Growth Hacking ifadesini kabaca dilimize çevirmek istersek “büyümeyi hack’lemek” diyebiliriz ya da daha anlamlı bir tanım yapmak istersek “büyümenin hilesi” diyelim.

İş böyle olunca kısa yoldan hızlıca büyümek ister istemez herkesin ağzını sulandıran bir konu oluyor. Fakat işin derinlerine indiğimizde hiç öyle olmadığını anlıyoruz.

Gelin, önce ismini düzeltelim

Benim bu konuda önerim (dünyada da pek çok örneğini gördüğümüz üzere) Growth Hacking kavramı yerine Growth Marketing kavramını kullanmak olacak.

Sebebi de şöyle: Ortada bir hile falan yok. Büyüme sadece buzdağının üstünde gözüken kısmı. Buzdağının altına baktığımızda; zihniyet, süreçler, yetkinlik ve beceriler, çeşitli araçlar ve en önemlisi yüksek tempo testlere dayalı öğrenim geliyor.

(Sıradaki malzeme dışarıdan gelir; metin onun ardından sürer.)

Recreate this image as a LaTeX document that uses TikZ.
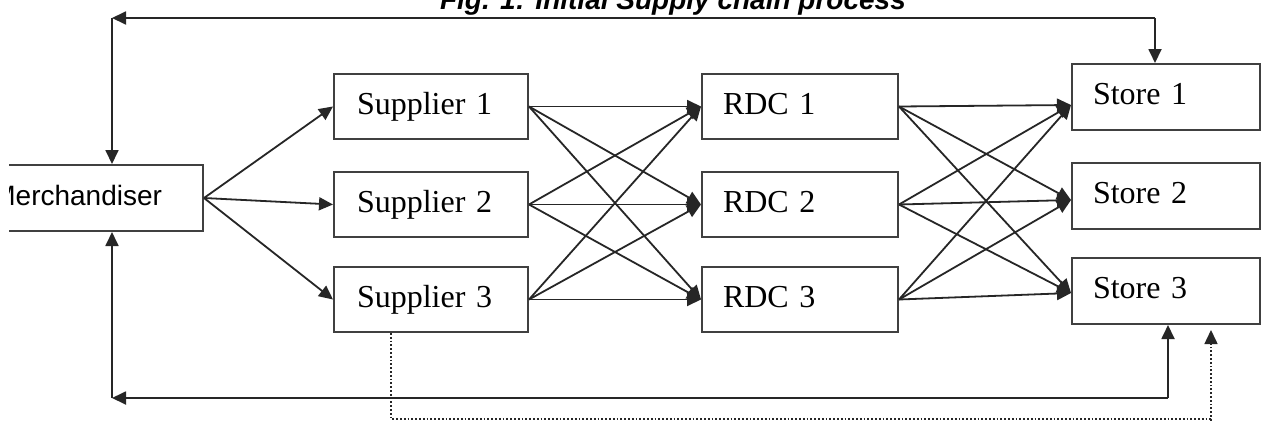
\documentclass[tikz,border=0pt]{standalone}
\usepackage{fontspec}
\setmainfont{Liberation Serif}
\newfontfamily\arialfont{Liberation Sans}
\usetikzlibrary{arrows.meta}
\begin{document}
\begin{tikzpicture}[x=1pt,y=1pt,
  box/.style={draw=black!75, line width=2pt, rectangle, minimum height=65pt, inner ysep=0pt,
    font=\fontsize{32}{36}\selectfont, text height=22pt, text depth=7pt, align=left},
  conn/.style={draw=black!85, line width=1.8pt, -{Triangle[length=14pt,width=13pt]}},
  dotconn/.style={conn, dotted, line width=1.5pt},
  ]
\useasboundingbox (0,0) rectangle (1261,-421);
\fill[white] (0,0) rectangle (1261,-421);
\begin{scope}
\clip (9,0) rectangle (1261,-421);
\node[font=\arialfont\bfseries\itshape\fontsize{28}{32}\selectfont, anchor=base east, inner sep=0pt] (title) at (906,-9) {Fig. 1: Initial Supply chain process};

\node[box, anchor=north east, font=\arialfont\fontsize{28}{32}\selectfont, text width=180pt, inner xsep=41pt, align=right, minimum height=66pt] (m) at (204,-164) {Merchandiser};

\node[box, anchor=north west, text width=148pt, inner xsep=23pt] (s1) at (333,-73) {Supplier 1};
\node[box, anchor=north west, text width=148pt, inner xsep=23pt] (s2) at (333,-171) {Supplier 2};
\node[box, anchor=north west, text width=148pt, inner xsep=23pt] (s3) at (333,-266) {Supplier 3};

\node[box, anchor=north west, text width=154pt, inner xsep=21pt] (r1) at (701,-73) {RDC 1};
\node[box, anchor=north west, text width=154pt, inner xsep=21pt] (r2) at (701,-171) {RDC 2};
\node[box, anchor=north west, text width=154pt, inner xsep=21pt] (r3) at (701,-266) {RDC 3};

\node[box, anchor=north west, text width=146pt, inner xsep=21pt, minimum height=66pt] (st1) at (1071,-63) {Store 1};
\node[box, anchor=north west, text width=146pt, inner xsep=21pt, minimum height=66pt] (st2) at (1071,-162) {Store 2};
\node[box, anchor=north west, text width=146pt, inner xsep=21pt, minimum height=66pt] (st3) at (1071,-257) {Store 3};

\coordinate (t1) at ([yshift=-8pt]st1.west);
\coordinate (t2) at ([yshift=-4pt]st2.west);
\coordinate (t3) at ([yshift=-2pt]st3.west);

\foreach \i in {1,2,3} {
  \draw[conn] (m.east) -- (s\i.west);
  \foreach \j in {1,2,3} {
    \draw[conn] (s\i.east) -- (r\j.west);
    \draw[conn] (r\i.east) -- (t\j);
  }
}

\coordinate (tl) at (112,-18);
\coordinate (tr) at (1155,-18);
\draw[conn] (tr) -- (tl);
\draw[conn] (tl) -- (tl |- m.north);
\draw[conn] (tr) -- (tr |- st1.north);

\coordinate (bl) at (112,-398);
\coordinate (br) at (1168,-398);
\draw[conn] (bl) -- (bl |- m.south);
\draw[conn] (br) -- (bl);
\draw[conn] (br) -- (br |- st3.south);

\coordinate (dl) at (391,-419);
\coordinate (dr) at (1211,-419);
\draw[dotconn, shorten >=5pt] (dl |- s3.south) -- (dl) -- (dr) -- (dr |- st3.south);
\draw[dotted, line width=1.5pt, draw=black!85] (dr) -- (1211,-425);
\end{scope}
\end{tikzpicture}
\end{document}
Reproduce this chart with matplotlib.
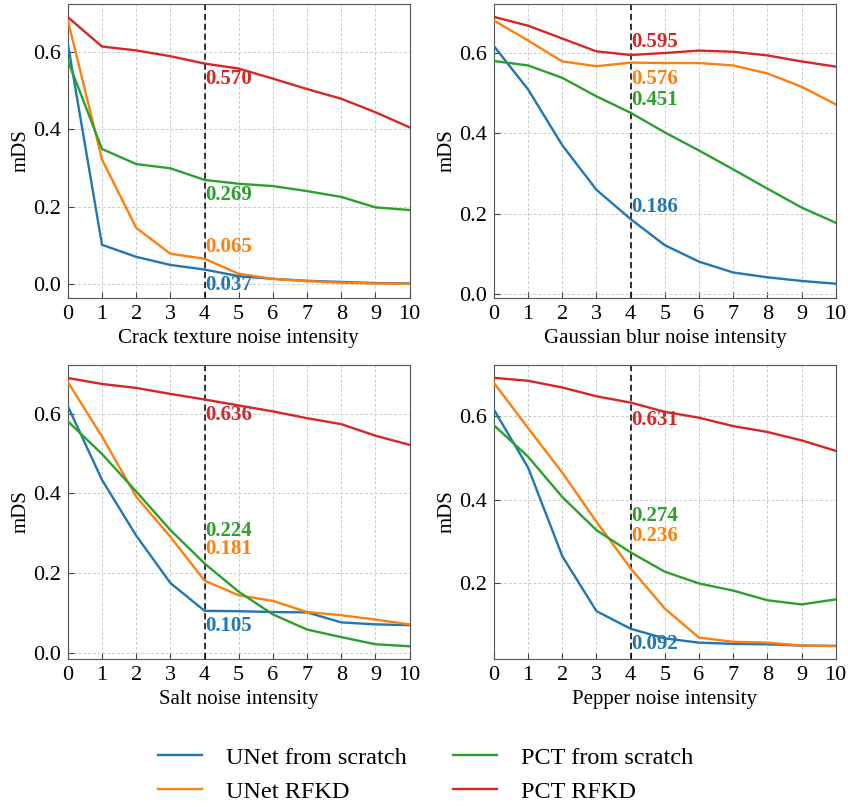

Evet, büyüme pazarlaması yüksek tempo testlere dayalı, veri temelli pazarlamadır. Bir başka deyişle bütünsel huni pazarlamasıdır. Hal böyle olunca büyüme pazarlaması “pazarlama”nın amacını yeniden tanımlamıştır.

Bütünsel huni pazarlaması mı? Huni dediğin nedir ki?

Huni bugüne kadar pek çok kez karşımıza çıkan, pek çok üzerine kafa yorduğumuz temel müşteri yaşam döngüsü aslında. Bu konuyu daha net aktarmak için sizleri korsan metrikleri ile tanıştırmak isterim: AARRR -> Acquisition, Activation, Retention, Referral, Revenue

Biraz daha açar isek;

  • Kullanıcı edinme: Potansiyel kullanıcılarımı nasıl tavlayacağım?
  • Kullanıcıyı etkinleştirme: Tavladığım ve ürün ya da hizmetimle tanıştırdığım kullanıcıları nasıl etkinleştireceğim?
  • Kullanıcıyı tutundurma: Bu kullanıcıların bağlılığını arttırıp ürün ya da hizmetlerimi tekrar tekrar kullanmalarını nasıl sağlayacağım?
  • Davet/paylaşım yoluyla yeni kullanıcı edinme: Bu kullanıcıların bana yeni kullanıcılar göndermelerini nasıl sağlayacağım?
  • Geliri maksimize etme: Son olarak tüm bu kullanıcılardan nasıl gelir sağlayacağım?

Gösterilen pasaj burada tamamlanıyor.